Euro Jumps On Spanish Bailout
The euro jumped to a two-week high following Spain’s decision to accept a European Union bailout – the fourth such event in the last three years. Although Spanish policymakers are dubbing the move a simple recapitalization of banking funds and not an official bailout, market speculators are likening the decision to previous bailouts accepted by Portugal, Ireland and Greece.
In a Saturday conference call, Euro finance ministers offered Spain’s Prime Minister Mariano Rajoy a bailout package worth 100 billion euros or $125 billion. The loan, which exceeded official estimates of $90-100 billion, is meant to help fund the befallen country’s financial system – which has been inundated with rising mortgage defaults and a tightening of lending standards.
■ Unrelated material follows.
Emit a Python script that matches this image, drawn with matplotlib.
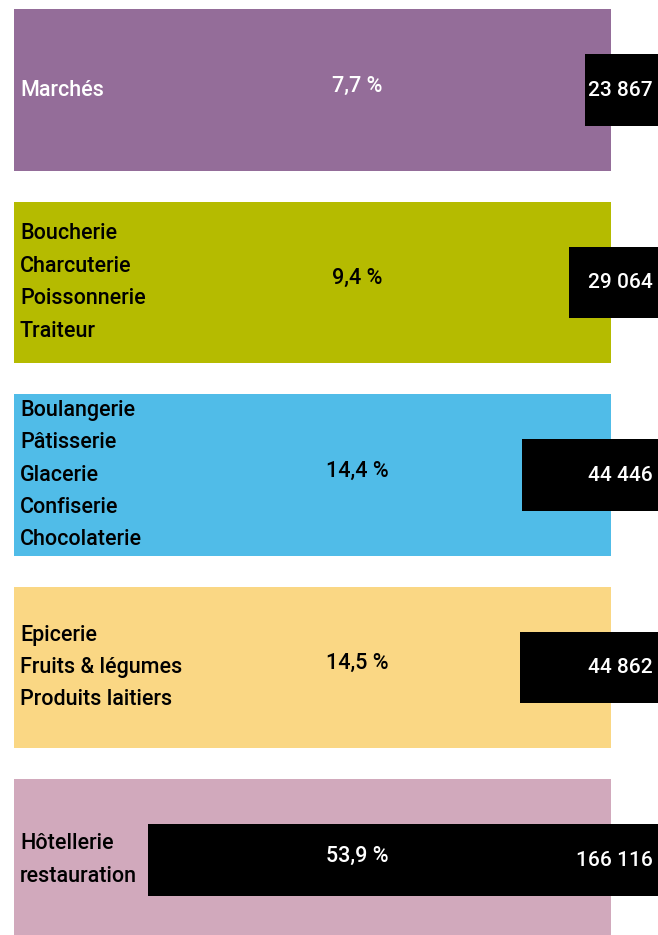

The measure also comes on the heels of a recent Spanish benchmark auction that showed healthy demand for the country’s debt – but not without the cost of higher yields to global investors. Benchmark bond yields in Spain still remain above 6%.
Not all that surprising, the bailout news is expected to end recent uncertainty around Spain’s fate – supporting a jump in the single currency against the US dollar in the short term. Nonetheless, with the European Union still remains in a bind as the overall condition of the region remains in flux. The notion is likely to add downward pressure on the Euro in the long term.